Obras que nunca mais arrancam, concursos impugnados, empreitadas que param a meio e nunca mais recomeçam. O cenário criado pelo actual Código dos Contratos Públicos explica boa parte da paralisia que afecta gravemente o investimento público e compromete o interesse dos cidadãos e do país. Mas, se esta realidade justificava a sua revisão, a proposta de alteração do Governo cria um pesadelo sobre o pesadelo existente. Com a Justiça burocrática e lenta que temos, com os meios de fiscalização existentes e, principalmente, com a cultura de corrupção que gravita na órbita dos dinheiros do Estado a proposta do Governo é, como reconhece o Tribunal de Contas, um passo em direcção ao pântano. Mesmo que seja economicamente justificada, a facilitação dos procedimentos dos concursos é politicamente insustentável.

O que abre uma discussão de enorme importância para o país. Com o Estado orientado para “pareceres” e não para a “resolução dos problemas”, como recordou António Costa Silva, a execução do investimento público é cada vez mais um pesadelo. E se esta realidade é preocupante para uma administração que executa anualmente 2,4 mil milhões de euros de investimento, sê-lo-á ainda mais quando as transferências europeias exigirem concursos que poderão chegar aos 6,4 mil milhões. Perante a dificuldade, o que faz o Governo? O mais fácil: esvazia concursos com o recurso à consulta prévia, dispensa justificações de custo/benefício ou liberta os adjudicantes de apresentarem projectos de execução nos cadernos de encargos. Se até agora o clientelismo, o compadrio e a corrupção prosperaram na rigidez dos contratos, podemos esperar o quê da sua flexibilização?

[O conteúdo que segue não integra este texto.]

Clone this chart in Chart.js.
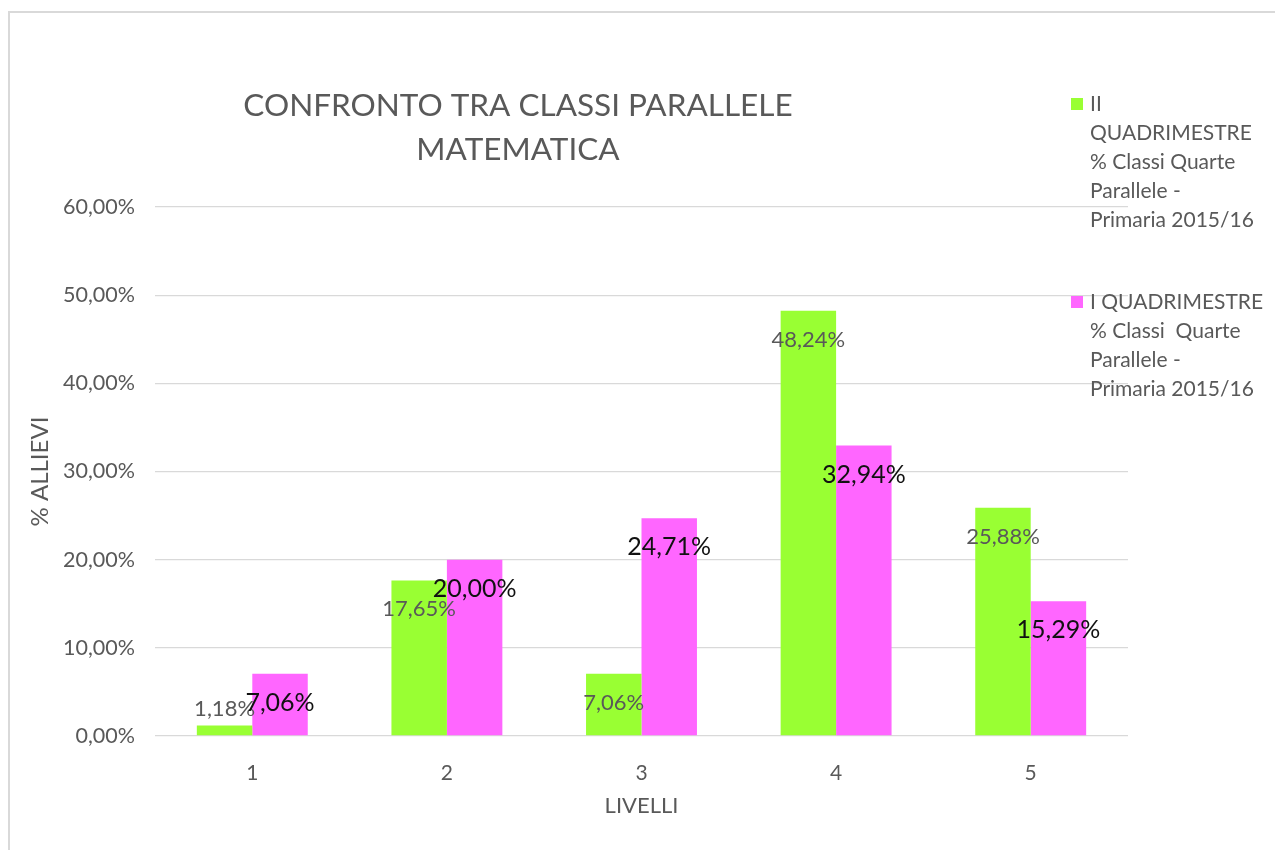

O dilema que temos em mãos (incapacidade de execução do investimento público versus ameaça do disparo da corrupção) diz muito sobre o estado a que o país chegou. À paralisia asfixiante e ao risco moral da corrupção institucionalizada. Se este nó só se desata com uma Justiça célere e eficaz, com o reforço do escrutínio e dos mecanismos da transparência, não dispensa também um feroz controlo ético do regime sobre os seus protagonistas políticos. Uma empreitada colossal, que exige tempo e energia. E que dispensa a facilitação do trabalho aos potenciais prevaricadores, que é o que, ainda que involuntariamente, está em jogo nesta alteração legislativa.

Numa altura em que a corrupção alastrou a todas as esferas da vida pública, da Justiça ao desporto, do Exército à administração, uma cedência desta natureza é um erro. Entre a suspeita de ruína ética da República que se vai instalando na percepção das pessoas e o atraso num pacote de obras públicas, a escolha não parece difícil de fazer.